The example image shows a reddish transparent area (just to throw out another idea, maybe a slightly darker grey would be better). This is one of my own subVIs that demonstrates the problem at hand. At runtime, only the progress bar should be visible, while at edit time, I want to see all controls, because I might need them e.g. to wire the connectors. It is not easy to switch between the two sizes.

 

(Of course we can currently program around all that by setting windows parameters via property nodes, but it is ugly, inefficient, and tedious.)

 

 

 

22 Comments
Yakov
Member

I think that we need three different views/layers for a vi:

1. user interface/front panel

2. data layer

3. block diagram

 

I don't need all internal data to be on front panel.

I don't need all those bulky 3d effects of user interface to represent my internal data.

I don't need to mess up my user interface just to change something in my internal data.

 

SteenSchmidt
Trusted Enthusiast

@Yakov: You don't need a data layer, as you shouldn't use the front panel for data transfer. Keep strict data transfer in the code at all times, and use the FP for UI only.
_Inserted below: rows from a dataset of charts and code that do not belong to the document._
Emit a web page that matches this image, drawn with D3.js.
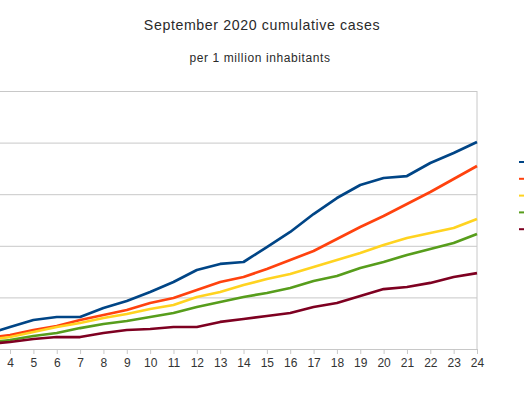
<!DOCTYPE html>
<html>
<head>
<meta charset="utf-8">
<script src="https://cdn.jsdelivr.net/npm/d3@7"></script>
<style>
  html, body { margin: 0; padding: 0; background: #ffffff; }
  svg { display: block; }
</style>
</head>
<body>
<svg id="chart" width="524" height="393"></svg>
<script>
// ---- data ----
const days = [1,2,3,4,5,6,7,8,9,10,11,12,13,14,15,16,17,18,19,20,21,22,23,24];
const visibleDayLabels = [4,5,6,7,8,9,10,11,12,13,14,15,16,17,18,19,20,21,22,23,24];
const seriesNames = ["Series 1", "Series 2", "Series 3", "Series 4", "Series 5"];
const seriesColors = ["#004586", "#ff420e", "#ffd320", "#579d1c", "#7e0021"];
const blueValues   = [39, 87, 145, 213, 281, 310, 310, 397, 465, 552, 649, 766, 824, 843, 988, 1134, 1308, 1463, 1589, 1657, 1676, 1802, 1899, 2006];
const orangeValues = [58, 78, 107, 136, 184, 223, 281, 329, 378, 446, 494, 572, 649, 698, 775, 862, 950, 1066, 1182, 1289, 1405, 1521, 1647, 1773];
const yellowValues = [39, 68, 87, 116, 165, 213, 252, 300, 339, 388, 426, 504, 552, 620, 678, 727, 795, 862, 930, 1008, 1076, 1124, 1172, 1260];
const greenValues  = [19, 39, 58, 87, 126, 155, 203, 242, 271, 310, 349, 407, 455, 504, 543, 591, 659, 707, 785, 843, 911, 969, 1027, 1114];
const maroonValues = [29, 39, 48, 68, 97, 116, 116, 155, 184, 194, 213, 213, 262, 291, 320, 349, 407, 446, 514, 581, 601, 640, 698, 736];
const yTicks = [0, 500, 1000, 1500, 2000, 2500];
const titleText = "September 2020 cumulative cases";
const subtitleText = "per 1 million inhabitants";

const allSeries = [blueValues, orangeValues, yellowValues, greenValues, maroonValues];

// ---- layout ----
const svg = d3.select("#chart");
const plotLeft = -80, plotRight = 477, plotTop = 91, plotBottom = 349;

const x = d3.scaleLinear().domain([1, 24]).range([-60, 477]);
const y = d3.scaleLinear().domain([0, 2500]).range([plotBottom, plotTop]);

// title
svg.append("text")
  .attr("x", 262).attr("y", 29.5)
  .attr("text-anchor", "middle")
  .attr("font-family", "Liberation Sans, Arial, sans-serif")
  .attr("font-size", 14.2)
  .attr("letter-spacing", 0.6)
  .attr("fill", "#2a2a2a")
  .text(titleText);

svg.append("text")
  .attr("x", 260).attr("y", 62)
  .attr("text-anchor", "middle")
  .attr("font-family", "Liberation Sans, Arial, sans-serif")
  .attr("font-size", 12)
  .attr("letter-spacing", 0.6)
  .attr("fill", "#2a2a2a")
  .text(subtitleText);

// gridlines via y axis
const yAxis = d3.axisLeft(y).tickValues(yTicks)
  .tickSize(-(plotRight - plotLeft)).tickFormat("");
const gy = svg.append("g").attr("transform", `translate(${plotLeft},0)`).call(yAxis);
gy.select(".domain").remove();
gy.selectAll(".tick line").attr("stroke", "#c8c8c8").attr("stroke-width", 1);

// right border
svg.append("line")
  .attr("x1", plotRight).attr("x2", plotRight)
  .attr("y1", plotTop).attr("y2", plotBottom)
  .attr("stroke", "#c8c8c8").attr("stroke-width", 1);

// x axis (ticks for days 1-3 lie left of the visible area, as in the cropped reference)
const xAxis = d3.axisBottom(x).tickValues(visibleDayLabels).tickSize(5).tickPadding(4)
  .tickFormat(d3.format("d"));
const gx = svg.append("g").attr("transform", `translate(0,${plotBottom})`).call(xAxis);
gx.select(".domain").attr("stroke", "#c8c8c8");
gx.selectAll(".tick line").attr("stroke", "#c8c8c8");
gx.selectAll(".tick text")
  .attr("font-family", "Liberation Sans, Arial, sans-serif")
  .attr("font-size", 12)
  .attr("fill", "#333333");

// lines
const line = d3.line().x((d, i) => x(days[i])).y(d => y(d));
svg.append("g").selectAll("path")
  .data(allSeries)
  .join("path")
  .attr("d", d => line(d))
  .attr("fill", "none")
  .attr("stroke", (d, i) => seriesColors[i])
  .attr("stroke-width", 2.7)
  .attr("stroke-linejoin", "round");

// legend (cropped at right edge in the reference)
const legend = svg.append("g");
seriesNames.forEach((name, i) => {
  const ly = 162 + i * 16.8;
  legend.append("line")
    .attr("x1", 519).attr("x2", 533)
    .attr("y1", ly).attr("y2", ly)
    .attr("stroke", seriesColors[i]).attr("stroke-width", 2);
});
</script>
</body>
</html>
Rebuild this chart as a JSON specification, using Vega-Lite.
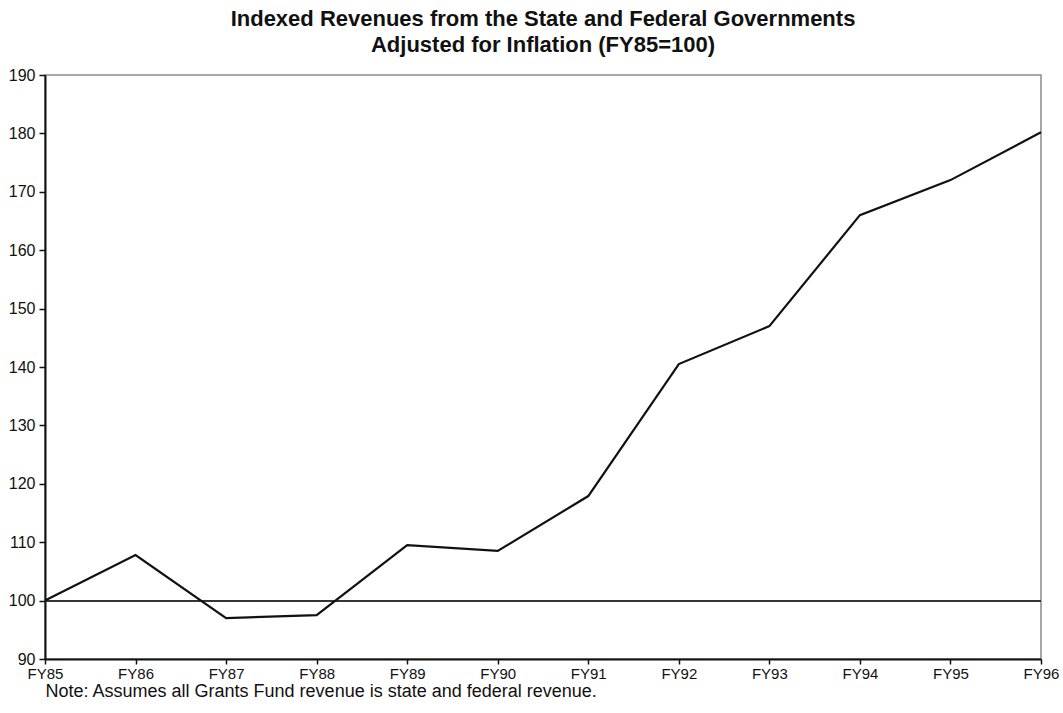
{
  "$schema": "https://vega.github.io/schema/vega-lite/v6.json",
  "width": 996,
  "height": 584,
  "autosize": {"type": "none"},
  "padding": {"left": 45, "top": 75, "right": 22, "bottom": 54},
  "background": "white",
  "config": {
    "font": "Liberation Sans",
    "view": {"stroke": "#8a8a8a", "strokeWidth": 1.5}
  },
  "title": {
    "text": ["Indexed Revenues from the State and Federal Governments", "Adjusted for Inflation (FY85=100)"],
    "anchor": "middle",
    "fontSize": 22,
    "fontWeight": "bold",
    "font": "Liberation Sans",
    "color": "#111",
    "lineHeight": 26,
    "offset": 10
  },
  "data": {
    "values": [
      {"year": "FY85", "index": 100.0},
      {"year": "FY86", "index": 107.8},
      {"year": "FY87", "index": 97.0},
      {"year": "FY88", "index": 97.5},
      {"year": "FY89", "index": 109.5},
      {"year": "FY90", "index": 108.5},
      {"year": "FY91", "index": 117.9},
      {"year": "FY92", "index": 140.5},
      {"year": "FY93", "index": 147.0},
      {"year": "FY94", "index": 166.0},
      {"year": "FY95", "index": 172.0},
      {"year": "FY96", "index": 180.2}
    ]
  },
  "layer": [
    {
      "mark": {"type": "rule", "color": "#333", "strokeWidth": 1.2},
      "encoding": {"y": {"datum": 100, "type": "quantitative"}}
    },
    {
      "mark": {"type": "line", "color": "#111", "strokeWidth": 2.2},
      "encoding": {
        "x": {
          "field": "year",
          "type": "ordinal",
          "sort": null,
          "scale": {"type": "point", "padding": 0},
          "axis": {
            "title": "Note: Assumes all Grants Fund revenue is state and federal revenue.",
            "titleAnchor": "start",
            "titleAlign": "left",
            "titleFontSize": 18,
            "titleFontWeight": "normal",
            "titleColor": "#111",
            "titlePadding": 1,
            "labelAngle": 0,
            "labelFontSize": 15,
            "labelColor": "#111",
            "labelPadding": 2,
            "domainColor": "#111",
            "domainWidth": 2,
            "tickColor": "#111",
            "tickSize": 5,
            "tickWidth": 1.5,
            "grid": false
          }
        },
        "y": {
          "field": "index",
          "type": "quantitative",
          "scale": {"domain": [90, 190], "nice": false, "zero": false},
          "axis": {
            "title": null,
            "values": [90, 100, 110, 120, 130, 140, 150, 160, 170, 180, 190],
            "labelFontSize": 16,
            "labelColor": "#111",
            "labelPadding": 4,
            "domainColor": "#111",
            "domainWidth": 2,
            "tickColor": "#111",
            "tickSize": 6,
            "tickWidth": 1.5,
            "grid": false
          }
        }
      }
    }
  ]
}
The only exception is if you use the FP for VI Server data interface, but that's an exception.

 

I came across a guy the other day that tried to convince me that using the Value (Signaling) property of a control was faster than generating a proper user event to his consumer event structure(!). That's just wrong on so many levels...

 

Cheers,

Steen

CLA, CTA, CLED & LabVIEW Champion
cwolfskill
Member

It would also be nice if this area could be set as the maximum window size, such that you could allow users to resize the window and if it were smaller than this size, scrollbars would show, that only allowed them to scrol to see this designated area.

JW-JnJ
Active Participant

Rather than seperate runtime and front panel environments, how about a new placeable object? A box that defines the runtime area.

New Bitmap Image.jpg

Josh
Software is never really finished, it's just an acceptable level of broken
altenbach
Knight of NI

> Rather than seperate runtime and front panel environments, how about a new placeable object? A box that defines the runtime area.

 

You might want to read my suggestion again. That is basically my suggestion already. Except for some minor cosmetic differences, your image is an exact duplicate of my original image. I never suggested seperate "environments", whatever that means.

 

JKSH
Active Participant

Kudos kudos kudos.

 

To flesh this out some more: The "Fit Control to Pane" or "Scale Object with Pane" options should use the Run-time boundaries, not the Edit-time boundaries.

Certified LabVIEW Developer
Sam_Sharp
Trusted Enthusiast

For the sake of completeness, I've posted a similar idea about ensuring the toolbar menu items and buttons are always accessible regardless of the window size here. I still think this is a great idea for UI dialogs though.


LabVIEW Champion, CLA, CLED, CTD
(blog)
EricR
Active Participant

It turns out I don't yet have the ability to set the status of Idea Exchange postings but this idea is "In Development".  As soon as I can actually change the status, I will post the outline for what we are implementing.  As soon as we can demo the functionality, it will be added to the next beta drop.

Eric Reffett | Director, Product Management | 1.512.683.8165 | ni.com
EricR
Active Participant
Status changed to: In Development

As we are implementing it, the feature will have the following user stories satisfied:

  1. As an application developer, I want to see the area of my VI panel that will be within the bounds of my window when the VI runs so that I can position my widgets correctly inside this space.
  2. As an application developer, I want to configure the initial scroll position of my panel so that I can change that scroll position while editing without affecting my runtime layout.
  3. As an application developer, I want to have widgets visible at my edit time panel that automatically hide when the VI runs so that I can configure those widgets at edit time easily without affecting my runtime layout.
  4. As an application developer, I want an easy way to configure the origin of my panel to the top-left corner of my run-time view so that I can write simpler positioning code.

 

We will not be addressing multi-pane configurations, except for the "origin" user story identified in #4.  I will post examples of functionality being added as soon as the features have passed review.

Eric Reffett | Director, Product Management | 1.512.683.8165 | ni.com
wiebe@CARYA
Knight of NI

1. As an application developer, I want to see the area of my VI panel that will be within the bounds of my window when the VI runs so that I can position my widgets correctly inside this space.

 

Just curious how NXG will do that... FPs are often full screen!